THE OPPONENT: Ike Taylor, former NFL cornerback

In my 12 NFL seasons with the Pittsburgh Steelers, there were only two other players who I saw myself in from a style standpoint. The first was my own teammate, Hines Ward. The second was Steve Smith Sr. During our three meetings, I saw a spitting image of myself -- rugged, aggressive, fearless, finding a way through adversity and a not-backing-down-from-anybody attitude. But perhaps the biggest similarity was understanding that 90 percent of football is mental at the NFL level. Everybody in this league has the physical attributes but only the strong survive.

My first impression of Smith when I studied his film was he had an incredible vertical for his size. He always went up and got the ball no matter who was covering him, and that's what I liked about him. When I think back on it all, Smith, along with A.J. Green and Calvin Johnson, were the toughest receivers to tackle. The difference was that Smith wasn't 6-4 or 6-5 like the others. We have always had a mutual respect for each other -- even during Smith's years with the Ravens, who are, of course, Pittsburgh's bitter rivals -- from the time we were both in our primes until our last meeting in 2014 when we battled Father Time. But nothing, major injuries included, has stopped this guy, and that's why we've seen him do it for 16 years.

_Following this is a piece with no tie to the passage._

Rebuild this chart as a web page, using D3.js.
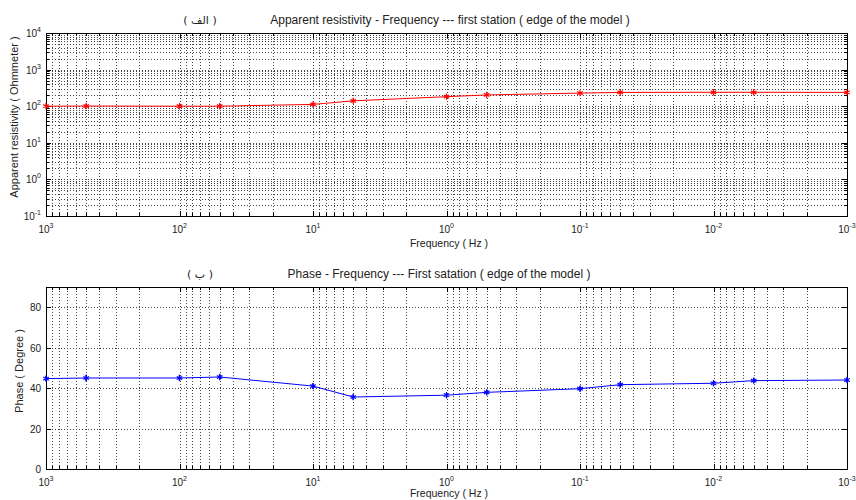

THE SCOUT: Bucky Brooks, former NFL scout

I was working for the Seattle Seahawks as a regional scout when Smith was selected in the 2001 NFL Draft by the Carolina Panthers with the 74th overall pick. Scouts always looked for wide receivers who had a background of returning punts, because we felt those players had potential to be dominant, open-field runners who could catch in traffic and make big gains. And by the time I jumped ship to scout for Carolina in 2003, Smith had already been a Pro Bowl punt returner and was transforming into a legitimate receiver at the pro level. Smith developed into not only a catch-and-run guy, but he mastered route running and made plays on 50/50 balls. It was very uncommon for a guy his size to play above the rim like he did, but he always played big, from the moment he entered the league. Defenders had to deal with him in a different way -- almost like a running back, given how broad and thick he is -- once Smith became a threat at wide receiver, because of his tenacious attitude and very physical play.

The most memorable thing for me was watching Smith have the game-winning touchdown in double overtime against the "Greatest Show on Turf" in the 2003 NFC Divisional Round. What a huge moment for him -- but he didn't let that become the pinnacle of his career. Smith earned the receiving triple crown (most receptions, receiving yards and receiving TDs in a season) in 2005 and went on to pile up the statistics in many categories.

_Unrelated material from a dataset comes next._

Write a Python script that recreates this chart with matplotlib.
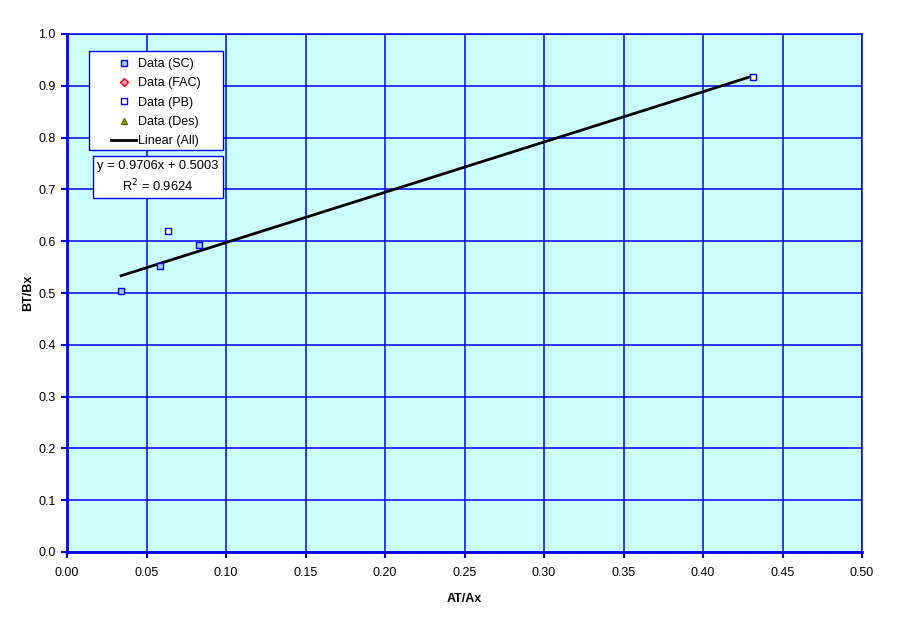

Most importantly, I had the chance to watch him mature and grow off the field. Early in his career, he had dust-ups and run-ins with not only opponents but his teammates. Over his 16 years, we saw a young hothead turn into a leader, captain and someone young people can look up to. Smith now commands everyone's respect when in front of a room, not just because of his play, but because of how he carries himself.